The most effective versions I've seen are built on a simple spreadsheet covering the essentials, updated live as the deal progresses. You can share that same spreadsheet with the client so both sides own the plan and its execution together.
Set it up with the client name and project name as the shared goal at the top, then build columns for deadline, task, success metric, and owner. That's it. No complicated software, just a shared, visible plan both sides check regularly.
Watch: Joint Success Plans: How to Use Close Plans to Raise Your Win Rate
Frequently asked questions
What is the difference between a close plan and a joint success plan?
A close plan is an internal document outlining the steps needed to close a deal, covering decision-makers, objections, timeline, and next steps. A joint success plan is built collaboratively with the customer, aligning shared goals, responsibilities, and success metrics.
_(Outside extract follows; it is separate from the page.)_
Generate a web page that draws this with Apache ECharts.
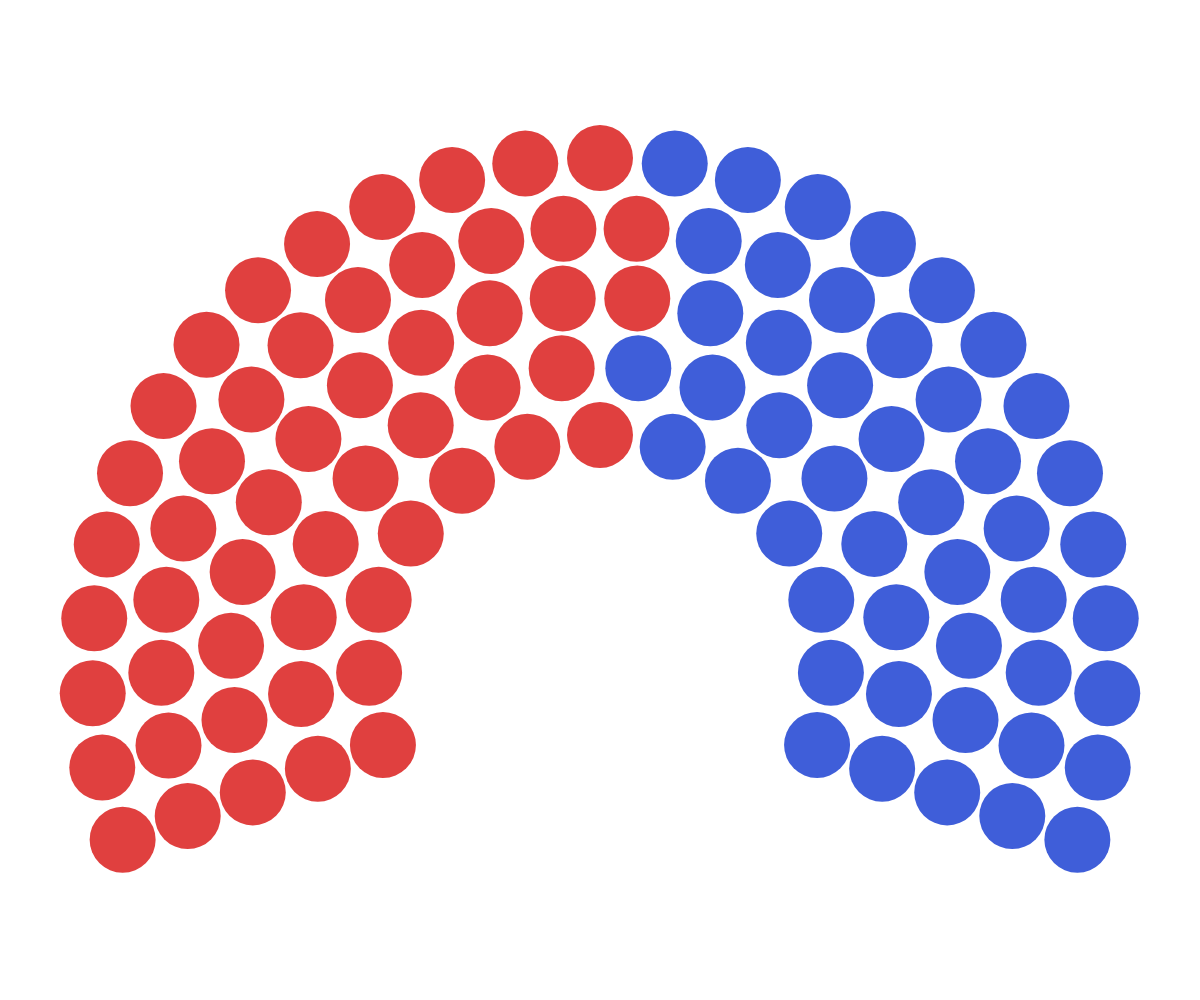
<!DOCTYPE html>
<html>
<head>
<meta charset="utf-8">
<script src="https://cdn.jsdelivr.net/npm/echarts@6/dist/echarts.min.js"></script>
<style>html,body{margin:0;padding:0;background:#fff}#main{width:1200px;height:1000px}</style>
</head>
<body>
<div id="main"></div>
<script>
// Seats per row (inner -> outer)
var seatsPerRow = [13, 16, 20, 24, 27];
// Parties and their seat counts, in order of allocation (left -> right)
var partyNames = ['Party A', 'Party B'];
var partySeats = [53, 47];
var partyColors = ['#e0403f', '#3f5ed9'];
// Arc span in degrees
var arcStart = 200, arcEnd = -20;

// Lay out seats: ring index -> radius axis value, angle evenly spread along the arc
var seats = [];
seatsPerRow.forEach(function (n, ring) {
  for (var k = 0; k < n; k++) {
    var a = arcStart - (arcStart - arcEnd) * k / (n - 1);
    seats.push([ring, a]);
  }
});
seats.sort(function (p, q) { return q[1] - p[1]; });

var series = [];
var idx = 0;
partyNames.forEach(function (name, p) {
  var d = seats.slice(idx, idx + partySeats[p]);
  idx += partySeats[p];
  series.push({
    name: name,
    type: 'scatter',
    coordinateSystem: 'polar',
    symbol: 'circle',
    symbolSize: 66,
    itemStyle: { color: partyColors[p], opacity: 1 },
    emphasis: { disabled: true },
    data: d
  });
});

var chart = echarts.init(document.getElementById('main'));
chart.setOption({
  animation: false,
  backgroundColor: '#ffffff',
  polar: { center: ['50%', 666], radius: [231, 508] },
  angleAxis: {
    type: 'value', min: 0, max: 360, startAngle: 0, clockwise: false,
    axisLine: { show: false }, axisTick: { show: false },
    axisLabel: { show: false }, splitLine: { show: false }
  },
  radiusAxis: {
    type: 'value', min: 0, max: seatsPerRow.length - 1,
    axisLine: { show: false }, axisTick: { show: false },
    axisLabel: { show: false }, splitLine: { show: false }
  },
  series: series
});
</script>
</body>
</html>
What should a close plan include?
Five things: identification of the key decision-makers, a clear understanding of the customer's needs, a plan for addressing objections, a timeline with milestones, and clearly defined next steps after the plan is implemented.
What tool should I use to build a joint success plan?
A simple spreadsheet works best in practice. List the client and project as the shared goal, then add columns for deadline, task, success metric, and owner. You can share the same sheet with the client so both sides track progress together.
What formats can a joint success plan take?
Four common formats: a simple checklist, a timeline-based plan with milestones, an objection-handling plan, and a collaborative plan built jointly with the customer. A collaborative plan or simple checklist tend to work best depending on deal complexity.
Why do joint success plans improve win rates?
They replace ad-hoc follow-up with a structured, mutually accountable process. Because both the seller and the customer agree on goals, responsibilities, and metrics upfront, the deal moves forward with less ambiguity and stronger alignment on what success looks like.